Gidererek, görkemli dağların arasından kendimize yabancı bir diyara sızmak… Uzun yolların, sükûnetli göllerin ve tenha insanların içinden kaybolup varlığını nisyan sessizliğine katmak, varlıkta fâni olmak. Belki, bütün bunlardan sonra kendi küllerinden yeniden doğmak, kanatlarını kuvvetli bir şekilde çırparak çıkıp gelebilmek uzaklardan…
Yenilenmek, aşılanmak için, kayıtlı olduğumuz mekânlardan hicret etmek. Yolları önümüze alıp bir ırmak gibi içimizden akıtmanın, ruhu seyahatle temizlemenin huzuru ile dönmek için gitmek uzaklara.
Kentleri, müzeleri, tarihi eserleri görmek için değil, sadece, evet sadece, bir otobüsün koltuğuna yaslanıp bazen tütün renkli bozkırı bazen orman yeşilliğinin hâkim olduğu buz gibi yolları biriktirerek, anlık görülen manzaraların heyecanı ile irkilerek, şarkıların içrek melodilerinin sermestliğinde, oksijen mahmurluğu ile bitkin düşmek…
Bu dünyaya düştüğümüz andan itibaren içimizde tanımlanması zor bir boşluğu da hazır buluruz.

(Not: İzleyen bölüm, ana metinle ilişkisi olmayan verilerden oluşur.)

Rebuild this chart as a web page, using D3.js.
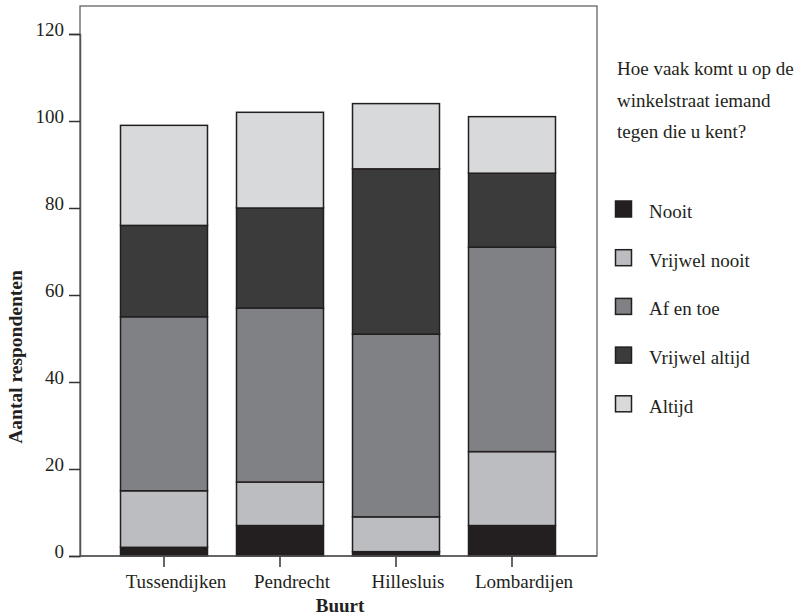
<!DOCTYPE html>
<html><head><meta charset="utf-8">
<script src="https://cdn.jsdelivr.net/npm/d3@7"></script>
</head><body style="margin:0;background:#fff">
<script>
const categories = ["Tussendijken","Pendrecht","Hillesluis","Lombardijen"];
const seriesNames = ["Nooit","Vrijwel nooit","Af en toe","Vrijwel altijd","Altijd"];
const nooit = [2,7,1,7];
const vrijwelNooit = [13,10,8,17];
const afEnToe = [40,40,42,47];
const vrijwelAltijd = [21,23,38,17];
const altijd = [23,22,15,13];
const yTicks = [0,20,40,60,80,100,120];
const colors = ["#231f20","#bcbdc0","#808184","#3b3b3b","#d8d9db"];
const legendTitle = ["Hoe vaak komt u op de","winkelstraat iemand","tegen die u kent?"];

const FONT="'Liberation Serif'";
const W=804,H=616;
const svg=d3.select("body").append("svg").attr("width",W).attr("height",H).style("display","block").style("font-family",FONT);
const L=80,R=597,T=6,B=556;
const y=d3.scaleLinear().domain([0,120]).range([B,34]);
const x=d3.scaleBand().domain(categories).range([106,570]).paddingInner(0.25).paddingOuter(0.125);

const table=categories.map((c,i)=>({cat:c,"Nooit":nooit[i],"Vrijwel nooit":vrijwelNooit[i],"Af en toe":afEnToe[i],"Vrijwel altijd":vrijwelAltijd[i],"Altijd":altijd[i]}));
const stack=d3.stack().keys(seriesNames)(table);

svg.append("rect").attr("x",L).attr("y",T).attr("width",R-L).attr("height",B-T).attr("fill","none").attr("stroke","#555").attr("stroke-width",1.2);

stack.forEach((s,si)=>{
  svg.append("g").selectAll("rect").data(s).join("rect")
    .attr("x",d=>x(d.data.cat)).attr("width",x.bandwidth())
    .attr("y",d=>y(d[1])).attr("height",d=>y(d[0])-y(d[1]))
    .attr("fill",colors[si]).attr("stroke","#231f20").attr("stroke-width",1.5);
});

const ya=svg.append("g").attr("transform",`translate(${L},0)`).call(d3.axisLeft(y).tickValues(yTicks).tickSize(11).tickPadding(5));
ya.attr("font-family","Liberation Serif").attr("font-size",19);
ya.select(".domain").attr("stroke","#555").attr("stroke-width",1.5);
ya.selectAll(".tick line").attr("stroke","#333").attr("stroke-width",1.5);
ya.selectAll(".tick text").attr("dy","0.1em").attr("fill","#231f20");

const xa=svg.append("g").attr("transform",`translate(0,${B})`).call(d3.axisBottom(x).tickSize(11).tickPadding(8));
xa.attr("font-family","Liberation Serif").attr("font-size",19);
xa.select(".domain").remove();
xa.selectAll(".tick line").attr("stroke","#333").attr("stroke-width",1.5);
xa.selectAll(".tick text").attr("dx",12).attr("fill","#231f20");
svg.append("line").attr("x1",L).attr("x2",R).attr("y1",B).attr("y2",B).attr("stroke","#555").attr("stroke-width",1.5);

svg.append("text").attr("x",340).attr("y",612).attr("text-anchor","middle").attr("font-size",19).attr("font-weight","bold").attr("fill","#231f20").text("Buurt");
svg.append("text").attr("transform","translate(22,357) rotate(-90)").attr("text-anchor","middle").attr("font-size",19.5).attr("font-weight","bold").attr("fill","#231f20").text("Aantal respondenten");

legendTitle.forEach((t,i)=>svg.append("text").attr("x",617).attr("y",75+i*31.5).attr("font-size",19).attr("fill","#231f20").text(t));
seriesNames.forEach((n,i)=>{
  const cy=209+i*48.7;
  svg.append("rect").attr("x",615.5).attr("y",cy-8).attr("width",16).attr("height",16).attr("fill",colors[i]).attr("stroke","#231f20").attr("stroke-width",1.5);
  svg.append("text").attr("x",649).attr("y",cy+9).attr("font-size",19).attr("fill","#231f20").text(n);
});
</script>
</body></html>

Varlığını sürekli hissettiren bir ‘tamamlanmamışlık’ duygusu, insanoğlunu muhtelif arayışlar içine çeker. O mevcut boşluğa her gün bir şeyler sürer ve dolmasını/mutluluğu deneriz.
İnsan asıl kendisinde seyahat etmek ister. Kalbini, aklını Nietzsche’nin deyişi ile ‘üstinsana’ tasavvufçulara göre ‘insan-ı kâmile’ yükselmek derdindedir.
Ah ne mümkün! İmkânsız bir boşluktur içimizdeki ve ruhumuza verdiği ağrının büsbütün dindirilmesi yaşadığımız hayatta imkânsız gibidir. Olanca gayretlerimize karşın kapanmayan bu uçurumdan anlarız ki dünya insanoğlunu mutlu edebilecek, içindeki acıları sonlandırabilecek, her dem yüzünü güldürebilecek bir donanıma ve yeteneğe sahip değildir.
İnsanoğlunun bu hâli onun dünya için yaratılmadığı hakikatini de haykırır. Öyleyse ruhumuzun sükûnet bulabileceği, taşıyıp durduğumuz tamamlanmamışlık hissinin bitebileceği, ölmenin ve yarım kalmanın vücudunun bulunmadığı bir âlem olmalıdır. İnsan, ancak öyle bir âleme seyr ü sefer halindedir.
Ey yolcu, bir derviş gibi her şeyi ardına bırakıp meçhul bir yere kavuşma tutkusunun sebebini anladın mı? Yüreğinde kararsızlık acıları bitiren ‘uzakların çağrısı’ ezelden ebede yolculuğumuzun delilidir. Eksik parçalarını bazı bazı fark eden can, o yitiğini bulup tamamlanmak için arayışını sürdürüyor.